Illinois Democrats no cure for what ails Obama
CHICAGO (Reuters) - Still reeling from the loss of the late Edward Kennedy's Senate seat to Republicans in Massachusetts, Barack Obama's Democrats now face the prospect of losing the president's old Senate seat in Illinois.
The Democratic candidate Alexi Giannoulias is trailing Republican Mark Kirk in opinion polls ahead of November's election in which Republicans are aiming to erase Democratic majorities in the U.S. Senate and House of Representatives.
Giannoulias's struggles come at a time when Illinois Democrats appear to be in disarray.
Scott Cohen, a pawnbroker-turned-politician who won the Democratic nomination to run for lieutenant governor, is fending off accusations that he brutalized women.
The Illinois legislature impeached and removed Democrat Rod Blagojevich as governor in January 2009, and he has been charged with racketeering, fraud, lying to investigators and other criminal activity tied to schemes that included trying to sell Obama's former U.S. Senate seat.
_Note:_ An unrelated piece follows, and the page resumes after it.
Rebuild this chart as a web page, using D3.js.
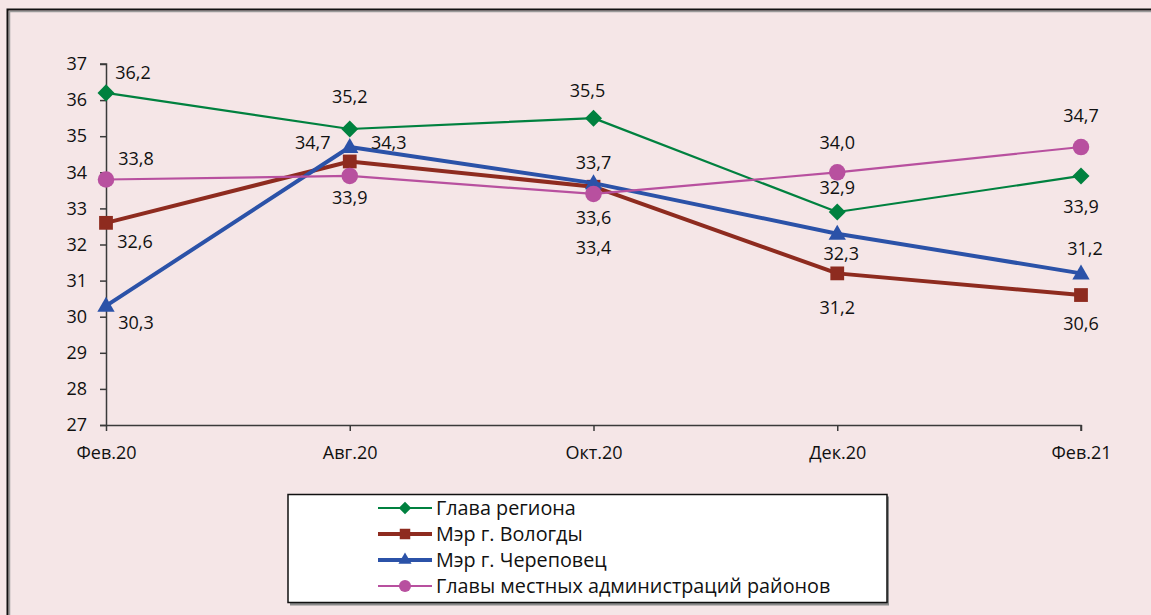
<!DOCTYPE html>
<html><head><meta charset="utf-8">
<script src="https://cdn.jsdelivr.net/npm/d3@7"></script>
<style>
html,body{margin:0;padding:0;background:#F5E6E7;}
svg{display:block;font-family:"Open Sans",sans-serif;}
</style></head>
<body><svg id="c" width="1151" height="615"></svg>
<script>
const categories = ["Фев.20","Авг.20","Окт.20","Дек.20","Фев.21"];
const seriesNames = ["Глава региона","Мэр г. Вологды","Мэр г. Череповец","Главы местных администраций районов"];
const glavaRegiona = [36.2, 35.2, 35.5, 32.9, 33.9];
const merVologdy = [32.6, 34.3, 33.6, 31.2, 30.6];
const merCherepovets = [30.3, 34.7, 33.7, 32.3, 31.2];
const glavyRaionov = [33.8, 33.9, 33.4, 34.0, 34.7];
const yTicks = [27,28,29,30,31,32,33,34,35,36,37];

// label placement offsets (px) relative to each point
const labelOffsets = [
  [[27,-20],[0,-32],[-6,-28],[0,-24],[0,31]],
  [[29,19],[39,-19],[0,31],[0,34],[0,28]],
  [[30,17],[-37,-5],[0,-21],[4,20],[4,-25]],
  [[30,-21],[0,22],[0,54],[0,-30],[0,-32]]
];
const colors = ["#00813F","#8E2B1F","#2B52A8","#B8509F"];
const widths = [2.2,4,4,2.2];
const symbols = [d3.symbolDiamond2, d3.symbolSquare, d3.symbolTriangle, d3.symbolCircle];
const symSizes = [185, 190, 130, 215];
const data = [glavaRegiona, merVologdy, merCherepovets, glavyRaionov];

const svg = d3.select("#c");
const fs = 18;
const lfs = 19.8;

// outer frame
svg.append("path").attr("d","M9.5,615 V11.5 H1151").attr("fill","none").attr("stroke","#9a9a9a").attr("stroke-width",1.5);
svg.append("path").attr("d","M7.5,615 V9.5 H1151").attr("fill","none").attr("stroke","#111").attr("stroke-width",2);

const x = d3.scalePoint().domain(categories).range([106,1081]);
const y = d3.scaleLinear().domain([27,37]).range([425,64]);

const axisColor = "#3a3a3a";
const yAxis = svg.append("g").attr("transform","translate(106,0)")
  .call(d3.axisLeft(y).tickValues(yTicks).tickSize(6).tickPadding(13).tickFormat(d3.format("d")));
const xAxis = svg.append("g").attr("transform","translate(0,425)")
  .call(d3.axisBottom(x).tickSize(6).tickPadding(15));
[yAxis,xAxis].forEach(g=>{
  g.select(".domain").attr("stroke",axisColor).attr("stroke-width",1.5);
  g.selectAll(".tick line").attr("stroke",axisColor).attr("stroke-width",1.5);
  g.selectAll("text").attr("fill","#111").style("font-size",fs+"px").style("font-family","Open Sans");
});
yAxis.select(".domain").attr("d","M-6,425.5H0.5V64H-6");
xAxis.select(".domain").attr("d","M106,0.5H1081V6");

const line = d3.line().x((d,i)=>x(categories[i])).y(d=>y(d));
const fmt = v => d3.format(".1f")(v).replace(".",",");

data.forEach((vals,s)=>{
  const g = svg.append("g");
  g.append("path").datum(vals).attr("d",line).attr("fill","none")
    .attr("stroke",colors[s]).attr("stroke-width",widths[s]).attr("stroke-linejoin","round");
  g.selectAll("path.m").data(vals).enter().append("path").attr("class","m")
    .attr("d",d3.symbol().type(symbols[s]).size(symSizes[s]))
    .attr("transform",(d,i)=>`translate(${x(categories[i])},${y(d) + (s===2?1:0)})`)
    .attr("fill",colors[s]);
});
data.forEach((vals,s)=>{
  svg.append("g").selectAll("text").data(vals).enter().append("text")
    .attr("x",(d,i)=>x(categories[i])+labelOffsets[s][i][0])
    .attr("y",(d,i)=>y(d)+labelOffsets[s][i][1])
    .attr("dy","0.36em").attr("text-anchor","middle")
    .style("font-size",fs+"px").attr("fill","#111").text(fmt);
});

// legend
const lg = svg.append("g");
lg.append("rect").attr("x",290).attr("y",496.5).attr("width",599).attr("height",109).attr("fill","#8a8a8a");
lg.append("rect").attr("x",288).attr("y",494.5).attr("width",599).attr("height",108).attr("fill","#fff").attr("stroke","#111").attr("stroke-width",1.5);
const rowY = [508,534,560,586];
const legSizes = [100, 110, 75, 115];
seriesNames.forEach((n,s)=>{
  lg.append("line").attr("x1",378).attr("x2",432).attr("y1",rowY[s]).attr("y2",rowY[s])
    .attr("stroke",colors[s]).attr("stroke-width",widths[s]);
  lg.append("path").attr("d",d3.symbol().type(symbols[s]).size(legSizes[s]))
    .attr("transform",`translate(405,${rowY[s]})`).attr("fill",colors[s]);
  lg.append("text").attr("x",436).attr("y",rowY[s]).attr("dy","0.36em")
    .style("font-size",lfs+"px").attr("fill","#111").text(n);
});
</script></body></html>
Prosecutors investigated, but ultimately opted not to charge Democratic Senator Roland Burris, the former Illinois attorney general who Blagojevich had appointed to serve the remainder of Obama's term, over his contacts with Blagojevich's brother before being appointed.
"Illinois politics has a life of its own. There is the symbolism of possibly losing the seat he (Obama) once held in Illinois, but he has 500 other things to think about," said political analyst Michael Mezey of DePaul University in Chicago.
Giannoulias, 33, serves as state treasurer. Republicans are spotlighting the soured real estate portfolio at the Giannoulias family's Broadway Bank, including loans to Michael "Jaws" Giorango, a convicted prostitution ring operator.
Broadway Bank was recently ordered by government regulators to raise additional capital -- after Giannoulias received his share of $70 million in proceeds following his father's death.
Giannoulias is trailing Kirk 46 percent to 40 percent in the latest opinion poll ahead of their November showdown.
The loss of the Illinois Senate race would represent a serious setback for Democrats. Losing control of either the Senate or House of Representatives could undermine Obama's ability to get key legislative initiatives approved.
Republican Scott Brown was sworn in as a U.S. senator on Thursday, depriving the Democrats of a 60-vote super-majority in the Senate, making it harder for Obama to pursue his agenda including healthcare reform. Brown won the Massachusetts Senate race to replace Kennedy, who died of cancer last year.
Cohen's woes have added to the Democrats' problems in the state. His former wife said he flew into steroid-fueled rages and later failed to make child support payments while he aired a campaign ad blitz touting job fairs he had organized.
Cohen said a 2005 domestic abuse accusation that he held a knife to the throat of his then-girlfriend was untrue. The charge was dropped when the woman, an accused prostitute who Cohen said was his masseuse, did not show up in court.
His would-be boss, incumbent Governor Patrick Quinn, said on Thursday that Cohen should drop off the Democratic ticket if he cannot get past those problems.
The deficit-riddled state dominated by Democrats has been downgraded by the debt ratings agencies and ranks above only California. Quinn proposed a 50 percent tax increase, but he quickly dropped the idea and the deficit has ballooned.